_Task prompt_. Leave out the images; return the rest of the data exactly.

-------- Supplied data --------

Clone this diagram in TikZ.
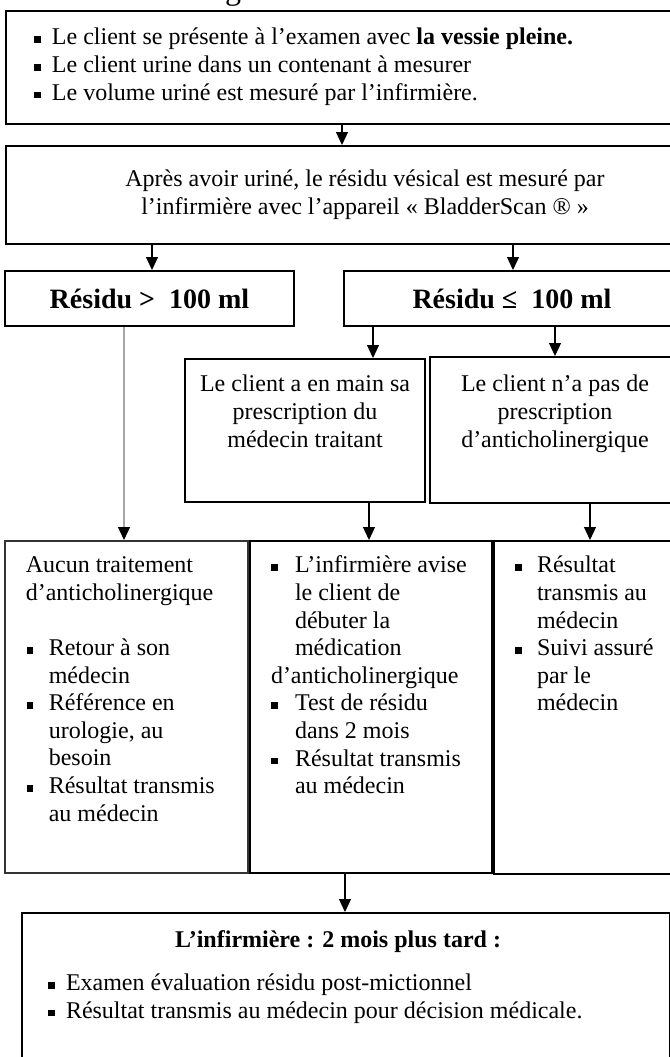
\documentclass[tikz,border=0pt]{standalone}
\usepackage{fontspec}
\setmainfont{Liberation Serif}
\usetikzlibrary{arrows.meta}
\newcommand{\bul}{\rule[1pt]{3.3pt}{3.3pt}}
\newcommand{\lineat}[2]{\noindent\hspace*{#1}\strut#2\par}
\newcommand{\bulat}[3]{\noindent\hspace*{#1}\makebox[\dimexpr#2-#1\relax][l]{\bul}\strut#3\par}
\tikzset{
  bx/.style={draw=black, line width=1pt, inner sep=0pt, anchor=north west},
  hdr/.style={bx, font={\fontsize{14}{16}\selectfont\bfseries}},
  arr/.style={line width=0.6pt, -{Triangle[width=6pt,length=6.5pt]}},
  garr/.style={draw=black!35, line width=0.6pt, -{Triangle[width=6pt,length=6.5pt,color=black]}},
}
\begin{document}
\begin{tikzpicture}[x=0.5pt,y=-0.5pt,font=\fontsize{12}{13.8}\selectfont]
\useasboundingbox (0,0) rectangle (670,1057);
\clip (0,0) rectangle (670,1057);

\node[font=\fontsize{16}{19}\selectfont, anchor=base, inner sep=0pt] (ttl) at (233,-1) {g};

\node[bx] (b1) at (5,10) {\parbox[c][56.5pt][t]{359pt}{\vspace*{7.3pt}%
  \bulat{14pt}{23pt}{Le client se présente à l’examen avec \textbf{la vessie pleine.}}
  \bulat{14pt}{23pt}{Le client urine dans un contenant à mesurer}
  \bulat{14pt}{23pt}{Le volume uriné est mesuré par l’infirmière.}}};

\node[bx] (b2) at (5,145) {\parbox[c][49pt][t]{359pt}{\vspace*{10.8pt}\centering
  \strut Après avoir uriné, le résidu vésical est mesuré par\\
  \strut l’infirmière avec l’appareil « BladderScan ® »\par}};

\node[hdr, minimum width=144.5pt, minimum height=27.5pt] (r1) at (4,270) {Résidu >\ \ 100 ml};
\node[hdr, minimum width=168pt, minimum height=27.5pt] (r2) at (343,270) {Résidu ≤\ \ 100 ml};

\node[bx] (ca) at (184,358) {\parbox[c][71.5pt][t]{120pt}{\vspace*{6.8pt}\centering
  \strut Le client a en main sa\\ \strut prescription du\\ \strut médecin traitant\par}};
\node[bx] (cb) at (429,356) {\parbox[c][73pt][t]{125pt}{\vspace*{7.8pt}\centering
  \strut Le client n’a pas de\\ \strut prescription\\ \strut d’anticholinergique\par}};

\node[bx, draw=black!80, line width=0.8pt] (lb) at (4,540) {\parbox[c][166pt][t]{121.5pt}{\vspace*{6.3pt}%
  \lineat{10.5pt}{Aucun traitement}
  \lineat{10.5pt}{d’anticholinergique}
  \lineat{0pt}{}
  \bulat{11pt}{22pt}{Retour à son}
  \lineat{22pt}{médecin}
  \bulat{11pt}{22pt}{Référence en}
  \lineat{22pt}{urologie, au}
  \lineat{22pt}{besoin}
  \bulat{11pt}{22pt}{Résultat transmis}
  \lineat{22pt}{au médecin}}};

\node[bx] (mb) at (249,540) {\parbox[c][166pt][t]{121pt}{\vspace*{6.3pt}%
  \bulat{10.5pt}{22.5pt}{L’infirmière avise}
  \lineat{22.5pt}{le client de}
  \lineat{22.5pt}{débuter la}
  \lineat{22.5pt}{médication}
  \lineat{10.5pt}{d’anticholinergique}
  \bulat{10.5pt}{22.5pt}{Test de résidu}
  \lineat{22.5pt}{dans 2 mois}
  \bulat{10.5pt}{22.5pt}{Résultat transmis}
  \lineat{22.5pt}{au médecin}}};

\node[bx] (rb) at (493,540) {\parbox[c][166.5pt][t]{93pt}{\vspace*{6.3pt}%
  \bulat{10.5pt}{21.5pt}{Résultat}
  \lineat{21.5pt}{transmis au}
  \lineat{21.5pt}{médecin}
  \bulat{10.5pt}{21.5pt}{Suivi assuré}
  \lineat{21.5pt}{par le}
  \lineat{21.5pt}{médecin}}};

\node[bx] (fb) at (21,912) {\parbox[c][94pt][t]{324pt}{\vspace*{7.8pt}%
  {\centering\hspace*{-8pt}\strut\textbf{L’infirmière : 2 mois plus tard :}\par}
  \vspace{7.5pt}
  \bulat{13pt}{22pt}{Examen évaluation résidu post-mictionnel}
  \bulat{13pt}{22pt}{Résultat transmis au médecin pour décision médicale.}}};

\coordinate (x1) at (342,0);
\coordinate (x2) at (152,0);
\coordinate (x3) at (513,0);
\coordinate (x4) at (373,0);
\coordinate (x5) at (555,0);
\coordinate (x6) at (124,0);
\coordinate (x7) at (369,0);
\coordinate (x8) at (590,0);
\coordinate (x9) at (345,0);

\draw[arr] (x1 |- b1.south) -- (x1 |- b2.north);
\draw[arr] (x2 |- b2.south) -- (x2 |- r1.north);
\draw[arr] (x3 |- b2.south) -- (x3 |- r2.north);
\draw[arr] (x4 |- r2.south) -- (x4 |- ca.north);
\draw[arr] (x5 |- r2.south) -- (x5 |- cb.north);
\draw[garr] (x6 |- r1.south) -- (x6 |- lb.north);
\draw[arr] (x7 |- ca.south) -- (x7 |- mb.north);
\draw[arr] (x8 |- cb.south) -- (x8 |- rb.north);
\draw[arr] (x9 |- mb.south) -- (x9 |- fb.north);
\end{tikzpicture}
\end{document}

--------

_Answer to the exercise_.
Clone this diagram in TikZ.
\documentclass[tikz,border=0pt]{standalone}
\usepackage{fontspec}
\setmainfont{Liberation Serif}
\usetikzlibrary{arrows.meta}
\newcommand{\bul}{\rule[1pt]{3.3pt}{3.3pt}}
\newcommand{\lineat}[2]{\noindent\hspace*{#1}\strut#2\par}
\newcommand{\bulat}[3]{\noindent\hspace*{#1}\makebox[\dimexpr#2-#1\relax][l]{\bul}\strut#3\par}
\tikzset{
  bx/.style={draw=black, line width=1pt, inner sep=0pt, anchor=north west},
  hdr/.style={bx, font={\fontsize{14}{16}\selectfont\bfseries}},
  arr/.style={line width=0.6pt, -{Triangle[width=6pt,length=6.5pt]}},
  garr/.style={draw=black!35, line width=0.6pt, -{Triangle[width=6pt,length=6.5pt,color=black]}},
}
\begin{document}
\begin{tikzpicture}[x=0.5pt,y=-0.5pt,font=\fontsize{12}{13.8}\selectfont]
\useasboundingbox (0,0) rectangle (670,1057);
\clip (0,0) rectangle (670,1057);

\node[font=\fontsize{16}{19}\selectfont, anchor=base, inner sep=0pt] (ttl) at (233,-1) {g};

\node[bx] (b1) at (5,10) {\parbox[c][56.5pt][t]{359pt}{\vspace*{7.3pt}%
  \bulat{14pt}{23pt}{Le client se présente à l’examen avec \textbf{la vessie pleine.}}
  \bulat{14pt}{23pt}{Le client urine dans un contenant à mesurer}
  \bulat{14pt}{23pt}{Le volume uriné est mesuré par l’infirmière.}}};

\node[bx] (b2) at (5,145) {\parbox[c][49pt][t]{359pt}{\vspace*{10.8pt}\centering
  \strut Après avoir uriné, le résidu vésical est mesuré par\\
  \strut l’infirmière avec l’appareil « BladderScan ® »\par}};

\node[hdr, minimum width=144.5pt, minimum height=27.5pt] (r1) at (4,270) {Résidu >\ \ 100 ml};
\node[hdr, minimum width=168pt, minimum height=27.5pt] (r2) at (343,270) {Résidu ≤\ \ 100 ml};

\node[bx] (ca) at (184,358) {\parbox[c][71.5pt][t]{120pt}{\vspace*{6.8pt}\centering
  \strut Le client a en main sa\\ \strut prescription du\\ \strut médecin traitant\par}};
\node[bx] (cb) at (429,356) {\parbox[c][73pt][t]{125pt}{\vspace*{7.8pt}\centering
  \strut Le client n’a pas de\\ \strut prescription\\ \strut d’anticholinergique\par}};

\node[bx, draw=black!80, line width=0.8pt] (lb) at (4,540) {\parbox[c][166pt][t]{121.5pt}{\vspace*{6.3pt}%
  \lineat{10.5pt}{Aucun traitement}
  \lineat{10.5pt}{d’anticholinergique}
  \lineat{0pt}{}
  \bulat{11pt}{22pt}{Retour à son}
  \lineat{22pt}{médecin}
  \bulat{11pt}{22pt}{Référence en}
  \lineat{22pt}{urologie, au}
  \lineat{22pt}{besoin}
  \bulat{11pt}{22pt}{Résultat transmis}
  \lineat{22pt}{au médecin}}};

\node[bx] (mb) at (249,540) {\parbox[c][166pt][t]{121pt}{\vspace*{6.3pt}%
  \bulat{10.5pt}{22.5pt}{L’infirmière avise}
  \lineat{22.5pt}{le client de}
  \lineat{22.5pt}{débuter la}
  \lineat{22.5pt}{médication}
  \lineat{10.5pt}{d’anticholinergique}
  \bulat{10.5pt}{22.5pt}{Test de résidu}
  \lineat{22.5pt}{dans 2 mois}
  \bulat{10.5pt}{22.5pt}{Résultat transmis}
  \lineat{22.5pt}{au médecin}}};

\node[bx] (rb) at (493,540) {\parbox[c][166.5pt][t]{93pt}{\vspace*{6.3pt}%
  \bulat{10.5pt}{21.5pt}{Résultat}
  \lineat{21.5pt}{transmis au}
  \lineat{21.5pt}{médecin}
  \bulat{10.5pt}{21.5pt}{Suivi assuré}
  \lineat{21.5pt}{par le}
  \lineat{21.5pt}{médecin}}};

\node[bx] (fb) at (21,912) {\parbox[c][94pt][t]{324pt}{\vspace*{7.8pt}%
  {\centering\hspace*{-8pt}\strut\textbf{L’infirmière : 2 mois plus tard :}\par}
  \vspace{7.5pt}
  \bulat{13pt}{22pt}{Examen évaluation résidu post-mictionnel}
  \bulat{13pt}{22pt}{Résultat transmis au médecin pour décision médicale.}}};

\coordinate (x1) at (342,0);
\coordinate (x2) at (152,0);
\coordinate (x3) at (513,0);
\coordinate (x4) at (373,0);
\coordinate (x5) at (555,0);
\coordinate (x6) at (124,0);
\coordinate (x7) at (369,0);
\coordinate (x8) at (590,0);
\coordinate (x9) at (345,0);

\draw[arr] (x1 |- b1.south) -- (x1 |- b2.north);
\draw[arr] (x2 |- b2.south) -- (x2 |- r1.north);
\draw[arr] (x3 |- b2.south) -- (x3 |- r2.north);
\draw[arr] (x4 |- r2.south) -- (x4 |- ca.north);
\draw[arr] (x5 |- r2.south) -- (x5 |- cb.north);
\draw[garr] (x6 |- r1.south) -- (x6 |- lb.north);
\draw[arr] (x7 |- ca.south) -- (x7 |- mb.north);
\draw[arr] (x8 |- cb.south) -- (x8 |- rb.north);
\draw[arr] (x9 |- mb.south) -- (x9 |- fb.north);
\end{tikzpicture}
\end{document}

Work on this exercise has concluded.